WHAT YOU HAVE TO DO:
Copy out the data exactly, leaving the pictures behind.

GIVEN INFORMATION:
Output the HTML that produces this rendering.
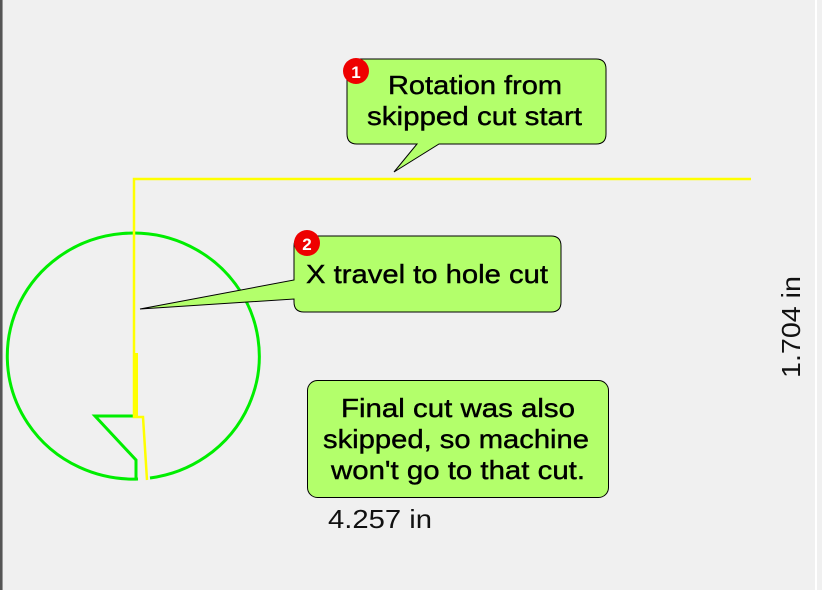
<!DOCTYPE html>
<html><head><style>
html,body{margin:0;padding:0;background:#f0f0f0;}
svg{display:block;}
text{font-family:"Liberation Sans",Arial,sans-serif;}
</style></head><body>
<svg width="822" height="590" viewBox="0 0 822 590" xmlns="http://www.w3.org/2000/svg">
<rect x="0" y="0" width="822" height="590" fill="#f0f0f0"/>
<rect x="0" y="0" width="2" height="590" fill="#555"/>
<rect x="2" y="0" width="1" height="590" fill="#999"/>
<rect x="815" y="0" width="2" height="590" fill="#ffffff"/>

<!-- green circle -->
<path d="M148,478 A126,123 0 1 0 136,479" fill="none" stroke="#00ee00" stroke-width="3" transform="translate(2,0)"/>
<path d="M136,479 L136,460 L95,416 L134,416" fill="none" stroke="#00ee00" stroke-width="3"/>

<!-- yellow path -->
<path d="M751,179 L134,179 L134,417 L143,417 L147,480" fill="none" stroke="#ffff00" stroke-width="2.5"/>
<rect x="134" y="353" width="4" height="64" fill="#ffff00"/>

<g stroke="#000" stroke-width="0.4">
<!-- callout 1 -->
<path d="M357,59 H596 Q606,59 606,69 V134 Q606,144 596,144 H439 L394,172 L417,144 H357 Q347,144 347,134 V69 Q347,59 357,59 Z" fill="#b3ff6b" stroke="#000" stroke-width="1"/>
<circle cx="356" cy="71" r="13" fill="#ee0000" stroke="none"/>
<text x="356" y="78" font-size="17" fill="#fff" stroke="none" text-anchor="middle" font-weight="bold">1</text>
<text x="388" y="94" font-size="26" textLength="174" lengthAdjust="spacingAndGlyphs">Rotation from</text>
<text x="367" y="125" font-size="26" textLength="215" lengthAdjust="spacingAndGlyphs">skipped cut start</text>

<!-- callout 2 -->
<path d="M304,236 H551 Q561,236 561,246 V302 Q561,312 551,312 H304 Q294,312 294,302 V299 L140,309 L294,280 V246 Q294,236 304,236 Z" fill="#b3ff6b" stroke="#000" stroke-width="1"/>
<circle cx="307" cy="243" r="13" fill="#ee0000" stroke="none"/>
<text x="307" y="250" font-size="17" fill="#fff" stroke="none" text-anchor="middle" font-weight="bold">2</text>
<text x="306" y="283" font-size="26" textLength="242" lengthAdjust="spacingAndGlyphs">X travel to hole cut</text>

<!-- callout 3 -->
<rect x="307.5" y="380.5" width="301" height="117" rx="10" fill="#b3ff6b" stroke="#000" stroke-width="1"/>
<text x="341" y="417" font-size="26" textLength="234" lengthAdjust="spacingAndGlyphs">Final cut was also</text>
<text x="323" y="448" font-size="26" textLength="266" lengthAdjust="spacingAndGlyphs">skipped, so machine</text>
<text x="331" y="479" font-size="26" textLength="254" lengthAdjust="spacingAndGlyphs">won't go to that cut.</text>
</g>

<text x="328" y="528" font-size="26" fill="#111" textLength="104" lengthAdjust="spacingAndGlyphs">4.257 in</text>
<text x="0" y="0" font-size="26" fill="#111" textLength="102" lengthAdjust="spacingAndGlyphs" transform="translate(800,378) rotate(-90)">1.704 in</text>
</svg>
</body></html>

THE RESPONSE:
Output the HTML that produces this rendering.
<!DOCTYPE html>
<html><head><style>
html,body{margin:0;padding:0;background:#f0f0f0;}
svg{display:block;}
text{font-family:"Liberation Sans",Arial,sans-serif;}
</style></head><body>
<svg width="822" height="590" viewBox="0 0 822 590" xmlns="http://www.w3.org/2000/svg">
<rect x="0" y="0" width="822" height="590" fill="#f0f0f0"/>
<rect x="0" y="0" width="2" height="590" fill="#555"/>
<rect x="2" y="0" width="1" height="590" fill="#999"/>
<rect x="815" y="0" width="2" height="590" fill="#ffffff"/>

<!-- green circle -->
<path d="M148,478 A126,123 0 1 0 136,479" fill="none" stroke="#00ee00" stroke-width="3" transform="translate(2,0)"/>
<path d="M136,479 L136,460 L95,416 L134,416" fill="none" stroke="#00ee00" stroke-width="3"/>

<!-- yellow path -->
<path d="M751,179 L134,179 L134,417 L143,417 L147,480" fill="none" stroke="#ffff00" stroke-width="2.5"/>
<rect x="134" y="353" width="4" height="64" fill="#ffff00"/>

<g stroke="#000" stroke-width="0.4">
<!-- callout 1 -->
<path d="M357,59 H596 Q606,59 606,69 V134 Q606,144 596,144 H439 L394,172 L417,144 H357 Q347,144 347,134 V69 Q347,59 357,59 Z" fill="#b3ff6b" stroke="#000" stroke-width="1"/>
<circle cx="356" cy="71" r="13" fill="#ee0000" stroke="none"/>
<text x="356" y="78" font-size="17" fill="#fff" stroke="none" text-anchor="middle" font-weight="bold">1</text>
<text x="388" y="94" font-size="26" textLength="174" lengthAdjust="spacingAndGlyphs">Rotation from</text>
<text x="367" y="125" font-size="26" textLength="215" lengthAdjust="spacingAndGlyphs">skipped cut start</text>

<!-- callout 2 -->
<path d="M304,236 H551 Q561,236 561,246 V302 Q561,312 551,312 H304 Q294,312 294,302 V299 L140,309 L294,280 V246 Q294,236 304,236 Z" fill="#b3ff6b" stroke="#000" stroke-width="1"/>
<circle cx="307" cy="243" r="13" fill="#ee0000" stroke="none"/>
<text x="307" y="250" font-size="17" fill="#fff" stroke="none" text-anchor="middle" font-weight="bold">2</text>
<text x="306" y="283" font-size="26" textLength="242" lengthAdjust="spacingAndGlyphs">X travel to hole cut</text>

<!-- callout 3 -->
<rect x="307.5" y="380.5" width="301" height="117" rx="10" fill="#b3ff6b" stroke="#000" stroke-width="1"/>
<text x="341" y="417" font-size="26" textLength="234" lengthAdjust="spacingAndGlyphs">Final cut was also</text>
<text x="323" y="448" font-size="26" textLength="266" lengthAdjust="spacingAndGlyphs">skipped, so machine</text>
<text x="331" y="479" font-size="26" textLength="254" lengthAdjust="spacingAndGlyphs">won't go to that cut.</text>
</g>

<text x="328" y="528" font-size="26" fill="#111" textLength="104" lengthAdjust="spacingAndGlyphs">4.257 in</text>
<text x="0" y="0" font-size="26" fill="#111" textLength="102" lengthAdjust="spacingAndGlyphs" transform="translate(800,378) rotate(-90)">1.704 in</text>
</svg>
</body></html>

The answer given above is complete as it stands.